Records with drawing code
>>

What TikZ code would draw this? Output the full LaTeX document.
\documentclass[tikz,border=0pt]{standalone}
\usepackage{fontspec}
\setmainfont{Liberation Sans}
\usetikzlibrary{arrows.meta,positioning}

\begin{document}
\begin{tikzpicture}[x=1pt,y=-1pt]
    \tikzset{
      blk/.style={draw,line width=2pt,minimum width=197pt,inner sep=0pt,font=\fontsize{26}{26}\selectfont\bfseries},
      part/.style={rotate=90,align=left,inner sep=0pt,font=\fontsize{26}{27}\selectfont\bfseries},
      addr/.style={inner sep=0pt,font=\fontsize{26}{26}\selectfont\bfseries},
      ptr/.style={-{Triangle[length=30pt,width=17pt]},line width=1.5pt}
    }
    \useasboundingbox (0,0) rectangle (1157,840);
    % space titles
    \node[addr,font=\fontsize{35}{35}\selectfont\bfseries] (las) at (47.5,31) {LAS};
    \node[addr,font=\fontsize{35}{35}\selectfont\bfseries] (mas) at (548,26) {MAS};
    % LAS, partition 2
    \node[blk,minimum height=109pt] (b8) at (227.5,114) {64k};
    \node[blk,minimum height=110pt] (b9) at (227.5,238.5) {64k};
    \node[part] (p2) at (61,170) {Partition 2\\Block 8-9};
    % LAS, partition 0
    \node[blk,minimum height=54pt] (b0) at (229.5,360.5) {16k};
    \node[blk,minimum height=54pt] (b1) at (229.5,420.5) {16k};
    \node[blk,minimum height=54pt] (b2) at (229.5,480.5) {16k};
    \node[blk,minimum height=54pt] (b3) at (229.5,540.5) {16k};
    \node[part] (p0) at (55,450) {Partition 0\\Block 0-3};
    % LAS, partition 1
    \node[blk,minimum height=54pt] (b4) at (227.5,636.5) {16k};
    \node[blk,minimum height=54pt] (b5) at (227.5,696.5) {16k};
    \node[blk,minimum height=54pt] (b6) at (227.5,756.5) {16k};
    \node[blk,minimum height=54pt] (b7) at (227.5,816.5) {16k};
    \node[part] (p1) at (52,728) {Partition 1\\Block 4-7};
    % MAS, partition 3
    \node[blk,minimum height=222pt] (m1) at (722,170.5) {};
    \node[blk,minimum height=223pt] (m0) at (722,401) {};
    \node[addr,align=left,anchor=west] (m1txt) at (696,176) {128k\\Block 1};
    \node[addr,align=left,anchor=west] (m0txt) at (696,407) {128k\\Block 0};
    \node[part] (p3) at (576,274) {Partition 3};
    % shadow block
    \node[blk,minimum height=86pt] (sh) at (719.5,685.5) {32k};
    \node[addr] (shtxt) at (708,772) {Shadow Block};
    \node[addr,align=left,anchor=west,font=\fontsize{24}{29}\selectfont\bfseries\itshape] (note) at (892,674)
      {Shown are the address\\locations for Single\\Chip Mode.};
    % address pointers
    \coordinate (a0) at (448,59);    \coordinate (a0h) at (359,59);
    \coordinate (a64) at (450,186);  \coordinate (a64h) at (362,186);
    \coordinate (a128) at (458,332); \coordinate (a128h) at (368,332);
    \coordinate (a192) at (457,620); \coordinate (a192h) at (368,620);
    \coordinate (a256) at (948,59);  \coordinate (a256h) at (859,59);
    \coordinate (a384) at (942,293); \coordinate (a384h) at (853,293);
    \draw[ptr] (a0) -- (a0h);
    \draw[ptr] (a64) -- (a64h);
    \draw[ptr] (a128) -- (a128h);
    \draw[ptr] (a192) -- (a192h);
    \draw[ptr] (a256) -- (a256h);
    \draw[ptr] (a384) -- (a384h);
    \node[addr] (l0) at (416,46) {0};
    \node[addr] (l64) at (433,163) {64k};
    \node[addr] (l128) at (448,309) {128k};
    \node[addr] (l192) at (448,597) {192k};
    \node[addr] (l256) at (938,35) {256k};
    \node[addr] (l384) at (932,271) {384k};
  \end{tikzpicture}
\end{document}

<<
>>

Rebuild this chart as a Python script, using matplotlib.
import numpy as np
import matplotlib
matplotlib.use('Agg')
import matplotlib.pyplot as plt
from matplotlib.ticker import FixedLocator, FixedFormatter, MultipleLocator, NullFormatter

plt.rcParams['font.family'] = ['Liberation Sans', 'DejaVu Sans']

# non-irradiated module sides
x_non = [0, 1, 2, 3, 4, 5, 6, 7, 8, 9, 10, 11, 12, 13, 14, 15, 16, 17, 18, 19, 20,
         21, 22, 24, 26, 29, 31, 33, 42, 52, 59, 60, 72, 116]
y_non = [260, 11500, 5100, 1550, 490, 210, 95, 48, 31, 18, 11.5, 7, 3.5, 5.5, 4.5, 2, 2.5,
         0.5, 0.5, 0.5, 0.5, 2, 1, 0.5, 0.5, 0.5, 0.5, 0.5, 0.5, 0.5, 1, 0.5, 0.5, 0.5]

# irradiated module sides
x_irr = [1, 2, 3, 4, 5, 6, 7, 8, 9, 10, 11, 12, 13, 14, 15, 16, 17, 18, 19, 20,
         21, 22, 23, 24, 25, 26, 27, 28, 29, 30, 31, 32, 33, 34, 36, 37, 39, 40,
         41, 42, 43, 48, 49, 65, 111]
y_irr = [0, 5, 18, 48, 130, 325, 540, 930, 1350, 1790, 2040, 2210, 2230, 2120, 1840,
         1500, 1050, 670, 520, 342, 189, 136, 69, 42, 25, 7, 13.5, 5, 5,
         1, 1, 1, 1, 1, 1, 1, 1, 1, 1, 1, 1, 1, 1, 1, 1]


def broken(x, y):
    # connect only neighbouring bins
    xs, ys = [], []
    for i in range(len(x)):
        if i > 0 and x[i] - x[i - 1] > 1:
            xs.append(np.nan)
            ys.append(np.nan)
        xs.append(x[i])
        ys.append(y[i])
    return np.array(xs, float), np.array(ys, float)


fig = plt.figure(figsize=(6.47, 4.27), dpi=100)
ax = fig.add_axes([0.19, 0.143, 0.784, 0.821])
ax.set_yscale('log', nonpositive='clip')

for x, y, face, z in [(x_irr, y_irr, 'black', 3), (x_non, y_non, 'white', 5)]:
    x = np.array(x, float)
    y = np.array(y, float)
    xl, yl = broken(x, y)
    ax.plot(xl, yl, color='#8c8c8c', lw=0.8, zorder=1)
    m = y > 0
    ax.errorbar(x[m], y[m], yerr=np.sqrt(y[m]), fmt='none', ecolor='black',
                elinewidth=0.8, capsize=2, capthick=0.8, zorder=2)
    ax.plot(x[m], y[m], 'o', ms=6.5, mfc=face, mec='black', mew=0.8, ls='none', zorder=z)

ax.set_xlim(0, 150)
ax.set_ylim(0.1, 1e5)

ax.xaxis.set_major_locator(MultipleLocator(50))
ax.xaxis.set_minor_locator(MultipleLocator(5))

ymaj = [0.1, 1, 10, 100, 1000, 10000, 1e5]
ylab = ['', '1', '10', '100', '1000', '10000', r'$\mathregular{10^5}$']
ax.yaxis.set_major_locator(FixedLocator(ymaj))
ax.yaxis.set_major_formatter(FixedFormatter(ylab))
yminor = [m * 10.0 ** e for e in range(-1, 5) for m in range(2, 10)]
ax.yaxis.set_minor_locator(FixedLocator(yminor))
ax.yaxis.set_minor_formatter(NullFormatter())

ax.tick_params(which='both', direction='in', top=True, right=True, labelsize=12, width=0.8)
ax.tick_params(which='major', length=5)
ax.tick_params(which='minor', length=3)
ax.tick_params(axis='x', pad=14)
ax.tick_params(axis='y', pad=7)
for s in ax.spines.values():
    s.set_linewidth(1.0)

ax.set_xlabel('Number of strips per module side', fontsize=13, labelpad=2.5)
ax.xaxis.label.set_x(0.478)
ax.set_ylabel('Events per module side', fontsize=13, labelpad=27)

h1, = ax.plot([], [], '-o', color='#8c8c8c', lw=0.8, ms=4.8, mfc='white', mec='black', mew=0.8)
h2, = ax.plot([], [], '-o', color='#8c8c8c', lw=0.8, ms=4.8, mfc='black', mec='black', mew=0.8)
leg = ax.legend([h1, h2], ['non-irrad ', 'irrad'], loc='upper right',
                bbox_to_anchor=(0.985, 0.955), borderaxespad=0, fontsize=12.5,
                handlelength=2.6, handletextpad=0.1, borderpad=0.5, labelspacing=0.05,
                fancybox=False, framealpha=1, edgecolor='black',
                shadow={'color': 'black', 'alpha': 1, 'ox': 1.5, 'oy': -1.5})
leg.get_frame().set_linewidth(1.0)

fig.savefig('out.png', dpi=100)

<<
>>

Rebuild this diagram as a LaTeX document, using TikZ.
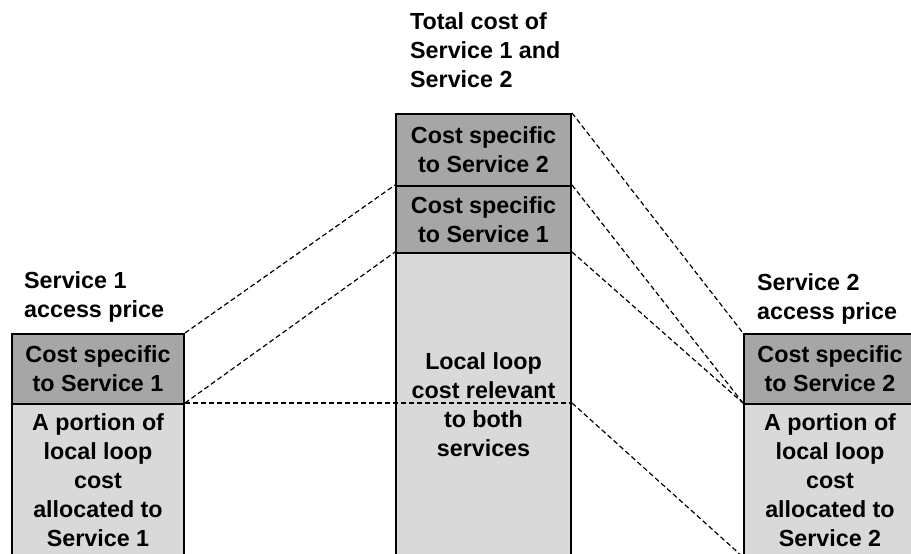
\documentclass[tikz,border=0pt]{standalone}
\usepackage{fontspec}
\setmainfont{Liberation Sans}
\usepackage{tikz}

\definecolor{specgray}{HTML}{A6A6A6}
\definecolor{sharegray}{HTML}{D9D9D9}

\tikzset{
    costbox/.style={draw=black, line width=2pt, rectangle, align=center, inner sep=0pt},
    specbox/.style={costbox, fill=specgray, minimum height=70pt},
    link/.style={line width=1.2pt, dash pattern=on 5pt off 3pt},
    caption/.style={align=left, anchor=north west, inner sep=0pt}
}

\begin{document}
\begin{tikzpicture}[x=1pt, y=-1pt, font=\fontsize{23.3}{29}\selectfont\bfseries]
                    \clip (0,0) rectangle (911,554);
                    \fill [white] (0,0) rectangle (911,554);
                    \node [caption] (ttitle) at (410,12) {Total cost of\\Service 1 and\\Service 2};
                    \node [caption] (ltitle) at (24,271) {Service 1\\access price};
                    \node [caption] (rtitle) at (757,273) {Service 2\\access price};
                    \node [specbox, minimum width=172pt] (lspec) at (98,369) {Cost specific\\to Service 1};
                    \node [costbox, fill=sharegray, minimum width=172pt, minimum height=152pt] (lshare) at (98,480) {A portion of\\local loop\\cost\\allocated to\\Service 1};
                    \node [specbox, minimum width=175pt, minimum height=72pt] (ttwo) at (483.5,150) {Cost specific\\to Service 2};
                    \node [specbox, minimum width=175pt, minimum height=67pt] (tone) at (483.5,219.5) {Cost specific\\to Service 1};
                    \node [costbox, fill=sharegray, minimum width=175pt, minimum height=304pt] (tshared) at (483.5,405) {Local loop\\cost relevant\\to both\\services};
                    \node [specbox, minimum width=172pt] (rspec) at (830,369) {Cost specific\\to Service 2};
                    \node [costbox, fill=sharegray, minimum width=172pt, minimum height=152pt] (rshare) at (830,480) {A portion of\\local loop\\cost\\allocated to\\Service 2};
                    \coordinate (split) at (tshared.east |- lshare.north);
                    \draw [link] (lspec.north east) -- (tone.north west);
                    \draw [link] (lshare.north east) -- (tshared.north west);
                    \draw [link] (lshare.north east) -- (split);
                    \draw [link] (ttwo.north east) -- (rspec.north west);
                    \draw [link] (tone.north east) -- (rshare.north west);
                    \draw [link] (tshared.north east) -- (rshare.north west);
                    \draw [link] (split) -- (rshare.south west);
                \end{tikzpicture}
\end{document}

<<

■ PROBLEM TO WORK ON
Within the listing above, locate the line containing "Rebuild this chart" and the line containing "ax.set_yscale('log', nonpositive='clip')". Reproduce those two lines and all lines between them exactly, with nothing added.

■ RESPONSE FOR THIS EXERCISE
Rebuild this chart as a Python script, using matplotlib.
import numpy as np
import matplotlib
matplotlib.use('Agg')
import matplotlib.pyplot as plt
from matplotlib.ticker import FixedLocator, FixedFormatter, MultipleLocator, NullFormatter

plt.rcParams['font.family'] = ['Liberation Sans', 'DejaVu Sans']

# non-irradiated module sides
x_non = [0, 1, 2, 3, 4, 5, 6, 7, 8, 9, 10, 11, 12, 13, 14, 15, 16, 17, 18, 19, 20,
         21, 22, 24, 26, 29, 31, 33, 42, 52, 59, 60, 72, 116]
y_non = [260, 11500, 5100, 1550, 490, 210, 95, 48, 31, 18, 11.5, 7, 3.5, 5.5, 4.5, 2, 2.5,
         0.5, 0.5, 0.5, 0.5, 2, 1, 0.5, 0.5, 0.5, 0.5, 0.5, 0.5, 0.5, 1, 0.5, 0.5, 0.5]

# irradiated module sides
x_irr = [1, 2, 3, 4, 5, 6, 7, 8, 9, 10, 11, 12, 13, 14, 15, 16, 17, 18, 19, 20,
         21, 22, 23, 24, 25, 26, 27, 28, 29, 30, 31, 32, 33, 34, 36, 37, 39, 40,
         41, 42, 43, 48, 49, 65, 111]
y_irr = [0, 5, 18, 48, 130, 325, 540, 930, 1350, 1790, 2040, 2210, 2230, 2120, 1840,
         1500, 1050, 670, 520, 342, 189, 136, 69, 42, 25, 7, 13.5, 5, 5,
         1, 1, 1, 1, 1, 1, 1, 1, 1, 1, 1, 1, 1, 1, 1, 1]


def broken(x, y):
    # connect only neighbouring bins
    xs, ys = [], []
    for i in range(len(x)):
        if i > 0 and x[i] - x[i - 1] > 1:
            xs.append(np.nan)
            ys.append(np.nan)
        xs.append(x[i])
        ys.append(y[i])
    return np.array(xs, float), np.array(ys, float)


fig = plt.figure(figsize=(6.47, 4.27), dpi=100)
ax = fig.add_axes([0.19, 0.143, 0.784, 0.821])
ax.set_yscale('log', nonpositive='clip')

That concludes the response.